Start of DATA EXTRACT
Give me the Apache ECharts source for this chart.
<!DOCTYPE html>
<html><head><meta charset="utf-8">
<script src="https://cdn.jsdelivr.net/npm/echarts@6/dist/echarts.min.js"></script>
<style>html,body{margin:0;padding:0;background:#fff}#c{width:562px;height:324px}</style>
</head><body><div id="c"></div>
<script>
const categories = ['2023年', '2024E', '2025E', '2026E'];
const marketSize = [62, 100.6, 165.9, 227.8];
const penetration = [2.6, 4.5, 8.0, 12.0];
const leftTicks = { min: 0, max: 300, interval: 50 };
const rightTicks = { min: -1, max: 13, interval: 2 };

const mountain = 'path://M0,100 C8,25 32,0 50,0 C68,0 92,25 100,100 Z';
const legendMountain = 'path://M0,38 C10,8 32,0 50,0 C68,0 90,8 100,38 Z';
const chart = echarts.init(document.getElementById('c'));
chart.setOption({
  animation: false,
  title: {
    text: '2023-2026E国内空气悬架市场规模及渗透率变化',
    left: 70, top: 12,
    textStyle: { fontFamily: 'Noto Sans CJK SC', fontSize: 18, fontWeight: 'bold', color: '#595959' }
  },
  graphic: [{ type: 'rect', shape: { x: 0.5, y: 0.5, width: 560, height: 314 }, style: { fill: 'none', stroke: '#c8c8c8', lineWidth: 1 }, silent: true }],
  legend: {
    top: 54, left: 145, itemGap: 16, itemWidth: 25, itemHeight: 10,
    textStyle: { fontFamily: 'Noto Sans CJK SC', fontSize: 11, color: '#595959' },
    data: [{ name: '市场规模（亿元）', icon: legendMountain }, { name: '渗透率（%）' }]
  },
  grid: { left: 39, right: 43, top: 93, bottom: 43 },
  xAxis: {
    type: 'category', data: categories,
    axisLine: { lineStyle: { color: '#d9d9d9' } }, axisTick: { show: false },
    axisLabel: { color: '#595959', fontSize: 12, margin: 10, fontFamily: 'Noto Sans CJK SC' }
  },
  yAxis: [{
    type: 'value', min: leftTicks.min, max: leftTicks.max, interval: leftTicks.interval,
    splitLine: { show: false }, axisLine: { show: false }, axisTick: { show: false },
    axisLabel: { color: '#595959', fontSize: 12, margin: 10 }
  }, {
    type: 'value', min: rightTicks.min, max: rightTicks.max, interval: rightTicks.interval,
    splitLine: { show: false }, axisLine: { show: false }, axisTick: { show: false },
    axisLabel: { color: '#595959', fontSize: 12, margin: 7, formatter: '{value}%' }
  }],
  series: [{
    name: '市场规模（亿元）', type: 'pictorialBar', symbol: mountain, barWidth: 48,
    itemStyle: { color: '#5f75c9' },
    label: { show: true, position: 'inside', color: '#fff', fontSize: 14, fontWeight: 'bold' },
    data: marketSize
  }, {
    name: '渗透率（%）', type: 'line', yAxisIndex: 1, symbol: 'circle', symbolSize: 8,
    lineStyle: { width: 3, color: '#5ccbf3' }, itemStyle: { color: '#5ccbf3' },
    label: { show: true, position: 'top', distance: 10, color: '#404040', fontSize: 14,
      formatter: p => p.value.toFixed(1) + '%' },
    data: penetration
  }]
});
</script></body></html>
End of DATA EXTRACT
Start of DATA EXTRACT
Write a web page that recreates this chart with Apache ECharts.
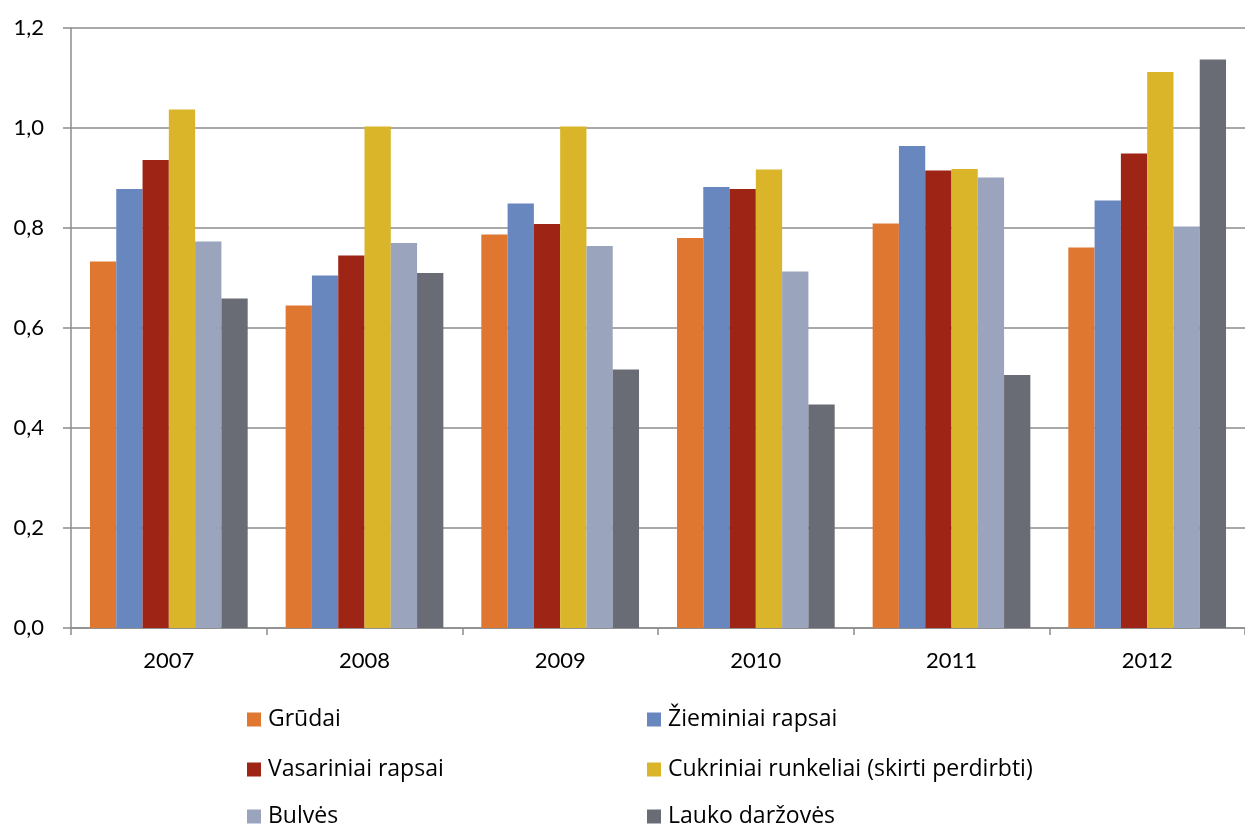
End of DATA EXTRACT
Return only the part of the records above that opens with the line containing "Give me the" and closes with the line containing "13, interval: 2", ends included.

■ ANSWER TO THIS EXERCISE ■
Give me the Apache ECharts source for this chart.
<!DOCTYPE html>
<html><head><meta charset="utf-8">
<script src="https://cdn.jsdelivr.net/npm/echarts@6/dist/echarts.min.js"></script>
<style>html,body{margin:0;padding:0;background:#fff}#c{width:562px;height:324px}</style>
</head><body><div id="c"></div>
<script>
const categories = ['2023年', '2024E', '2025E', '2026E'];
const marketSize = [62, 100.6, 165.9, 227.8];
const penetration = [2.6, 4.5, 8.0, 12.0];
const leftTicks = { min: 0, max: 300, interval: 50 };
const rightTicks = { min: -1, max: 13, interval: 2 };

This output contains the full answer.